WHAT TO WORK ON: Using the entries shown below, output the line containing "Reproduce this chart with Bokeh.", the line containing "from bokeh.resources import INLINE", and every line between them, exactly. Pictures are omitted.

SOURCE DATA:
= = = =

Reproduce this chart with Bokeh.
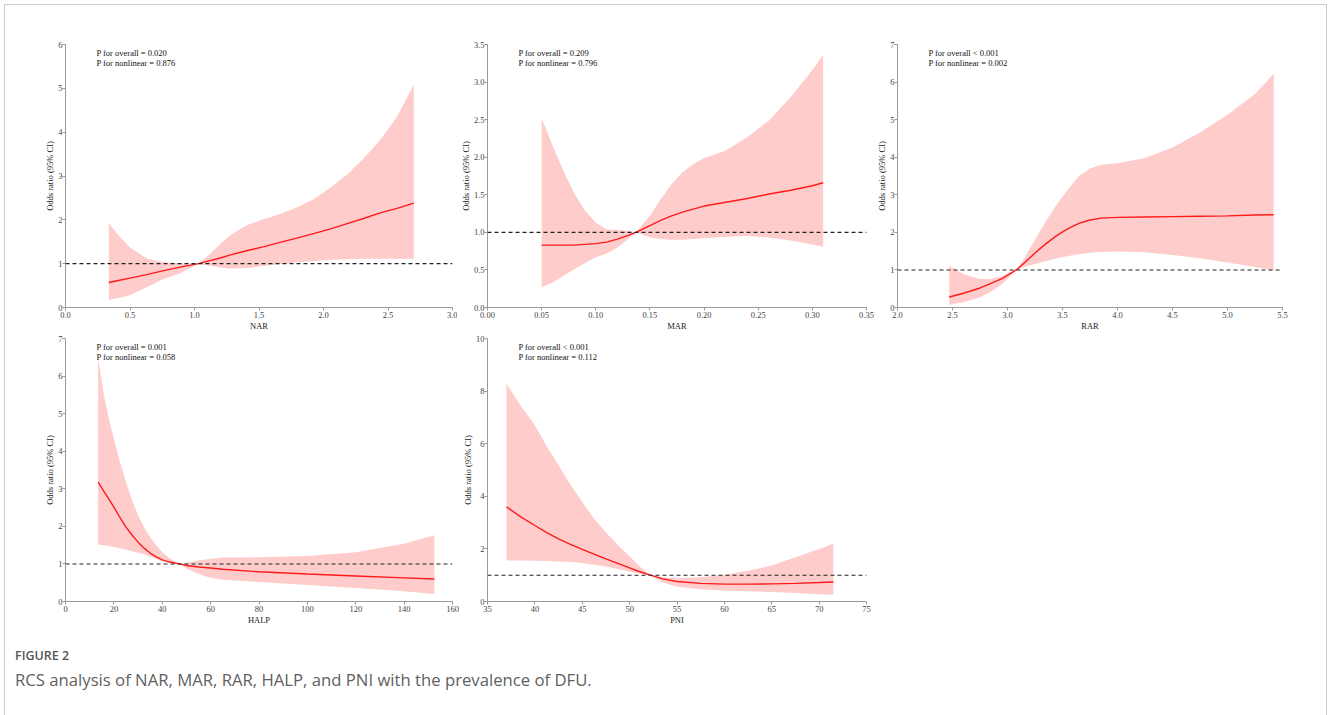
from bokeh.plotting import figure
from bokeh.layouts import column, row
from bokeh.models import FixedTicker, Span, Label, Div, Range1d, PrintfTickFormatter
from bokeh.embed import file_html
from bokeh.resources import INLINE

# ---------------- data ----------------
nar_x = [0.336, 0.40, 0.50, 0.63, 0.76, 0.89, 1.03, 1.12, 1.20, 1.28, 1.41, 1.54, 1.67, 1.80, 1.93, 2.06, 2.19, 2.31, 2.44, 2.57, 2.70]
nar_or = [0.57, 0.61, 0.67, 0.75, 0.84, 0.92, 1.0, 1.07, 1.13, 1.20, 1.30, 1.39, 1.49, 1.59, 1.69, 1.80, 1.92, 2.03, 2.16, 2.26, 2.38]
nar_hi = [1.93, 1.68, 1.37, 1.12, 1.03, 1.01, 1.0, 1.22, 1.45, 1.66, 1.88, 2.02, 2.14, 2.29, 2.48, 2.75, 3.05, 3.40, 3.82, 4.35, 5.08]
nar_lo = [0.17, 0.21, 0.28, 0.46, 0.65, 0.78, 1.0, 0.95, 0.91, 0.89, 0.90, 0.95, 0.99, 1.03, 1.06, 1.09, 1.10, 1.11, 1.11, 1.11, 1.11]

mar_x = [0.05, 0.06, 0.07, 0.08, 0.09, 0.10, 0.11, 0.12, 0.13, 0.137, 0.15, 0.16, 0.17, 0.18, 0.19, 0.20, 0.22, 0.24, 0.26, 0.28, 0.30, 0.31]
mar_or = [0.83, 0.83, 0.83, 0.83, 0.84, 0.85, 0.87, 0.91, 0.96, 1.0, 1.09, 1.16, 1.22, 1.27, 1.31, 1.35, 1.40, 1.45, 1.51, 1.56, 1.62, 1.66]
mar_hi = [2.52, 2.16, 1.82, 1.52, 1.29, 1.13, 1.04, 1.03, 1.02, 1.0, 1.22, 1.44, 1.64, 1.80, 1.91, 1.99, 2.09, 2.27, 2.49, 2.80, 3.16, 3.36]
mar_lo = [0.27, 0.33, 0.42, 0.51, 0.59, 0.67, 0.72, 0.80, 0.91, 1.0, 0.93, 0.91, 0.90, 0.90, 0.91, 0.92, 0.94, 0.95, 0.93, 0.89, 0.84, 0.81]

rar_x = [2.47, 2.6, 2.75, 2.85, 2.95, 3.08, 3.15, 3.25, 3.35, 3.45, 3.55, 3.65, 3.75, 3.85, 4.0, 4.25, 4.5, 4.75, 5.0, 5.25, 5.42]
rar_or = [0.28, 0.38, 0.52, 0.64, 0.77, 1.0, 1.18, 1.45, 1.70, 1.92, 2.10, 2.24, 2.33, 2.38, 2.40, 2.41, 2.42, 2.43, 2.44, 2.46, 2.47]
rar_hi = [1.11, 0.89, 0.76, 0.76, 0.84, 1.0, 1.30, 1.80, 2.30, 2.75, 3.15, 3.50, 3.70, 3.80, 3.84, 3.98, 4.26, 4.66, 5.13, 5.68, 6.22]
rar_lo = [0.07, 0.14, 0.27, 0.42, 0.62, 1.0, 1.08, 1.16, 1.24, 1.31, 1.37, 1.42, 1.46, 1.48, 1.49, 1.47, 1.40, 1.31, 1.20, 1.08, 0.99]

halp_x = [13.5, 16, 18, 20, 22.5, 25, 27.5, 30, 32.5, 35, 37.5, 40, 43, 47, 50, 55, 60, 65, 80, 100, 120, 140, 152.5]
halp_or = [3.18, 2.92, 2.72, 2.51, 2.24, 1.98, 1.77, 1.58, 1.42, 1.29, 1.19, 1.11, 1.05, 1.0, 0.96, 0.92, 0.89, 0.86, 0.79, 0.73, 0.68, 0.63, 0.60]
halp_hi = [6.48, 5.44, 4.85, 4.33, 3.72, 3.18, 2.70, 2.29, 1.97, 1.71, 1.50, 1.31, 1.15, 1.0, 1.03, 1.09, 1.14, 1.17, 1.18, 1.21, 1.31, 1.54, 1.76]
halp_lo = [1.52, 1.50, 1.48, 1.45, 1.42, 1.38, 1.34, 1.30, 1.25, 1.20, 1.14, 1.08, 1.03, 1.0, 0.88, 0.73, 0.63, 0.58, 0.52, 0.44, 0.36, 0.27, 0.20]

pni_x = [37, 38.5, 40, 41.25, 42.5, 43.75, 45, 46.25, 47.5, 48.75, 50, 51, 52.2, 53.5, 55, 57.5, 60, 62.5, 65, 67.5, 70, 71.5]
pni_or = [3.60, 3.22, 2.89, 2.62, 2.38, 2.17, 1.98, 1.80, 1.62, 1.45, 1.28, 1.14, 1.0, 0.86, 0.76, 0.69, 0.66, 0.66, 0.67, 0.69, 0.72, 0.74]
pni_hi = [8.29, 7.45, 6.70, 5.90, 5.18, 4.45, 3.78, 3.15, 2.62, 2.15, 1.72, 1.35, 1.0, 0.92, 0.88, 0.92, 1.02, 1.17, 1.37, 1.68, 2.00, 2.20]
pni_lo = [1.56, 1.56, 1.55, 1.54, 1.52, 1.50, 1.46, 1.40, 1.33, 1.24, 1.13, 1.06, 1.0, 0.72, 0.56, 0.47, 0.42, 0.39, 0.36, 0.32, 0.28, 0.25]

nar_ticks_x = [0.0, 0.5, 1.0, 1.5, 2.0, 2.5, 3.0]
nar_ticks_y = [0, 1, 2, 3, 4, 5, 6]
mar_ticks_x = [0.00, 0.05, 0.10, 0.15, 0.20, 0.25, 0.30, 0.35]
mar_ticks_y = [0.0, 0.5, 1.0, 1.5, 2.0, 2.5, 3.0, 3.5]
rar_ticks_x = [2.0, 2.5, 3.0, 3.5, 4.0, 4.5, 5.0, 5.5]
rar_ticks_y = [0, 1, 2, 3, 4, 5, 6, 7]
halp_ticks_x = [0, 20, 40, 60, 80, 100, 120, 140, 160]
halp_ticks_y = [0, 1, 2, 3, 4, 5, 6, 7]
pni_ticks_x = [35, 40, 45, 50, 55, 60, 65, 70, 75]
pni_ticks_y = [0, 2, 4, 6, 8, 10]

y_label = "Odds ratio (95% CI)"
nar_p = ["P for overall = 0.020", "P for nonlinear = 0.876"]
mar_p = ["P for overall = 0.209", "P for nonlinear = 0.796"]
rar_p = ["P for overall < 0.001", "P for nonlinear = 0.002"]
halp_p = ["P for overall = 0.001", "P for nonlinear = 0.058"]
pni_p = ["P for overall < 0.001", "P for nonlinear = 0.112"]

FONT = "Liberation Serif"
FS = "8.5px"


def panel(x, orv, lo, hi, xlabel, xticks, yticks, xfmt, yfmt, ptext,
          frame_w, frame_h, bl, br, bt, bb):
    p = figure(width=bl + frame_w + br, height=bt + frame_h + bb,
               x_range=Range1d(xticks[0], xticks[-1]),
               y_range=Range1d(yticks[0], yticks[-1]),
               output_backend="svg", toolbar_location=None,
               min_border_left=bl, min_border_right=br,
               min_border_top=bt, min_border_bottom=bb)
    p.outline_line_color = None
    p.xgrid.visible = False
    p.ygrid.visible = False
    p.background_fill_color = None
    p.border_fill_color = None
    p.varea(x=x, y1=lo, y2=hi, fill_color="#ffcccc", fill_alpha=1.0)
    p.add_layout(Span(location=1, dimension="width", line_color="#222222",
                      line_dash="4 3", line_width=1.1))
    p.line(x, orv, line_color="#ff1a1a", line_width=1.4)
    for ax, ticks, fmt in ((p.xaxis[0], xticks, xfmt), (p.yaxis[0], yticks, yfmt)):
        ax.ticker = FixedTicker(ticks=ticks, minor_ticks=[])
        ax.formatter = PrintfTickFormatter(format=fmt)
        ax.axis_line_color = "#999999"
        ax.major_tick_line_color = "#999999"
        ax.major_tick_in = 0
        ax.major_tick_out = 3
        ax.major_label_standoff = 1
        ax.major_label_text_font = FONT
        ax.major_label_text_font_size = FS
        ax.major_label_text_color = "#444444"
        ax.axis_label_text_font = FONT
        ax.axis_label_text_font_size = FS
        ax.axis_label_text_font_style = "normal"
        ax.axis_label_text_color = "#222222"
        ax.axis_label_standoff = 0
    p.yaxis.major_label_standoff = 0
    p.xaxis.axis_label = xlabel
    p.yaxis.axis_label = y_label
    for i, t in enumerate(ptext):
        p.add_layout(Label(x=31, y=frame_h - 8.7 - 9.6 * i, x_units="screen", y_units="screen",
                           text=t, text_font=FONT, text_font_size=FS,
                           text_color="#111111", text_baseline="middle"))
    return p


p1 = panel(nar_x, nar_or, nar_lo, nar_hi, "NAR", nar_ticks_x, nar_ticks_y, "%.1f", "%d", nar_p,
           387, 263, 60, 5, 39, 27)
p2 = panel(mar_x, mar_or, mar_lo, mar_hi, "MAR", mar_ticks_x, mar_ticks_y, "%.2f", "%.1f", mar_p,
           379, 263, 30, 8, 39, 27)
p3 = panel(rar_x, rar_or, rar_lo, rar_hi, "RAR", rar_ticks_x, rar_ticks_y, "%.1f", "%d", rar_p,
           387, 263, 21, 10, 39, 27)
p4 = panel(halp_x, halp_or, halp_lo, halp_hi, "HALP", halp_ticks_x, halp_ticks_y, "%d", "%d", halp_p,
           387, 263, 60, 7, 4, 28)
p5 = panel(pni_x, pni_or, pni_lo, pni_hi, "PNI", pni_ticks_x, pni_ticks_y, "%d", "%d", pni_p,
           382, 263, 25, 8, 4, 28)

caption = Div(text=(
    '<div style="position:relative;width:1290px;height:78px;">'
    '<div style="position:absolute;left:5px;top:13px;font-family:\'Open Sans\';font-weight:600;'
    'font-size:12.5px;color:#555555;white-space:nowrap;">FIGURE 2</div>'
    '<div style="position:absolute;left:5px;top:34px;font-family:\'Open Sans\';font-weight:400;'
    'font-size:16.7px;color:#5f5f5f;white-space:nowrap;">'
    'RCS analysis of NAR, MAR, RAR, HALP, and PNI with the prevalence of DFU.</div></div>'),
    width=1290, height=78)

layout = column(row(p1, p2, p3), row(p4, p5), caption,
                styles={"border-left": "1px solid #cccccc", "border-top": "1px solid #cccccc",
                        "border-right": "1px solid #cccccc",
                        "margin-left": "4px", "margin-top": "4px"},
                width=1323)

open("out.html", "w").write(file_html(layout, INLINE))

= = = =

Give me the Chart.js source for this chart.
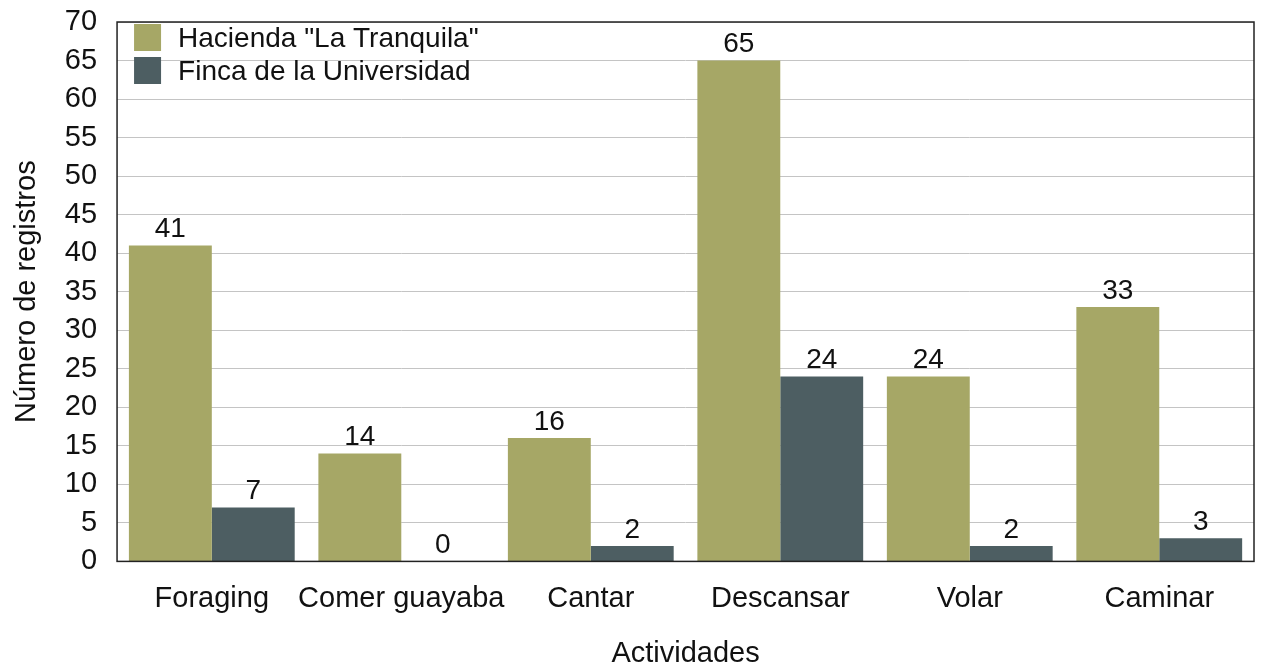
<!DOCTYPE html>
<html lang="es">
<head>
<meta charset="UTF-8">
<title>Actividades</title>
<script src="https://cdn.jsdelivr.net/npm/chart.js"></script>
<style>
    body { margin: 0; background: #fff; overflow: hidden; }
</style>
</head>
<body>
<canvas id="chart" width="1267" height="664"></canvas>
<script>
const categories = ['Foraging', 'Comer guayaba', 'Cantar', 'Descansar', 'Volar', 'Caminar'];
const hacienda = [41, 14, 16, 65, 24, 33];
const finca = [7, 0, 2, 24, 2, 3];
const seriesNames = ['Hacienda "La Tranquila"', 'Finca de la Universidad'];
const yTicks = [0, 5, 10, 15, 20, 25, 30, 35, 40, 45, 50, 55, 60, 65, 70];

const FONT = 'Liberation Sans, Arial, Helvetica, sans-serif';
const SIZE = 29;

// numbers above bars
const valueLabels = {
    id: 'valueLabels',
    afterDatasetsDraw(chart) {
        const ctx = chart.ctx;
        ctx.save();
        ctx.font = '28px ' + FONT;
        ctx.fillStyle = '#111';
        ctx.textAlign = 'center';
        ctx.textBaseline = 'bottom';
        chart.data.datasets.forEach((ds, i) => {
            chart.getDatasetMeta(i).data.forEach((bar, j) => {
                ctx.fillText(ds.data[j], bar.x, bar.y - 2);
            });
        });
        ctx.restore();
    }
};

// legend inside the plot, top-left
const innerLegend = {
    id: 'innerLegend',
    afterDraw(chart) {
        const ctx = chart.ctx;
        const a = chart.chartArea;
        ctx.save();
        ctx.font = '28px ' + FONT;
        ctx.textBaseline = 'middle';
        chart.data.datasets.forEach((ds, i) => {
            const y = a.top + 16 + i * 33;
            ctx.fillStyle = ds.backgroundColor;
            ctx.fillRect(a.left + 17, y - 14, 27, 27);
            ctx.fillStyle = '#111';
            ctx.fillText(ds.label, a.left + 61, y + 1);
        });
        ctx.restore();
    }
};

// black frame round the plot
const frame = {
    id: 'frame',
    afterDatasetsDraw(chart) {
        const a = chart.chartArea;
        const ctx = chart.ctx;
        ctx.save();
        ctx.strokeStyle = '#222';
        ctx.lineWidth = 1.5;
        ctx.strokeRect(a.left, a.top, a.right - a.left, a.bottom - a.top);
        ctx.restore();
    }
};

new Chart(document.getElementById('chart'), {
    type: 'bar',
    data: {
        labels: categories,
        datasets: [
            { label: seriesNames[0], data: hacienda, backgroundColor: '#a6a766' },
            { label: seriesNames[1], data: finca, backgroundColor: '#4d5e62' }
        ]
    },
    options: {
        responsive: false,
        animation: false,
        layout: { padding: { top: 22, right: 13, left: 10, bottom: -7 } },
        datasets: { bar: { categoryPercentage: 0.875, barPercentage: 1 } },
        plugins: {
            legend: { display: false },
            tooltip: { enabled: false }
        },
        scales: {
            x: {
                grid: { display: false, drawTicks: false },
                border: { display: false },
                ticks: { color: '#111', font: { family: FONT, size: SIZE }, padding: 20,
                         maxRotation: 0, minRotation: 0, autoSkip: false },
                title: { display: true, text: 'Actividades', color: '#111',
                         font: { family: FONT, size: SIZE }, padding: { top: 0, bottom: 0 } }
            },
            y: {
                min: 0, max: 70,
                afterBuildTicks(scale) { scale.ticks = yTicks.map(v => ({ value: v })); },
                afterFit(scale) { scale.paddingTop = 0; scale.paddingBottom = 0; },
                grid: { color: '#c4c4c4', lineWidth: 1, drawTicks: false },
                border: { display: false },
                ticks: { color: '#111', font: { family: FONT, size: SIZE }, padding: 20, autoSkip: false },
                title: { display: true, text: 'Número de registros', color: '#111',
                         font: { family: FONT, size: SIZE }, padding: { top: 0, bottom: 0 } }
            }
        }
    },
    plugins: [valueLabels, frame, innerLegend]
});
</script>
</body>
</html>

= = = =

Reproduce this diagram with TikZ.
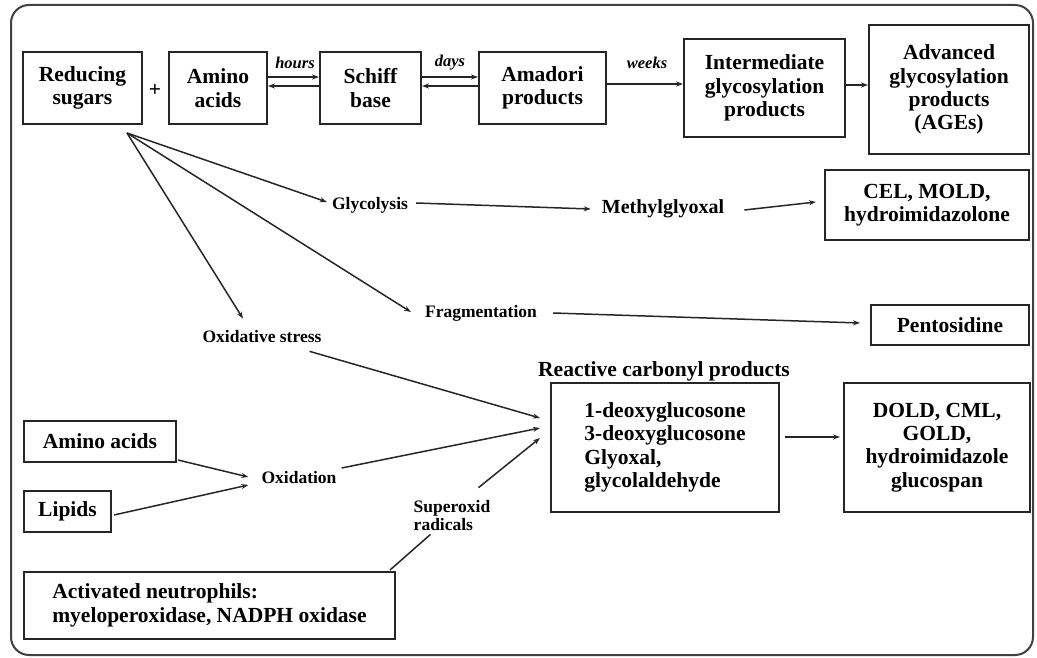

= = = =

EXERCISE ANSWER:
Reproduce this chart with Bokeh.
from bokeh.plotting import figure
from bokeh.layouts import column, row
from bokeh.models import FixedTicker, Span, Label, Div, Range1d, PrintfTickFormatter
from bokeh.embed import file_html
from bokeh.resources import INLINE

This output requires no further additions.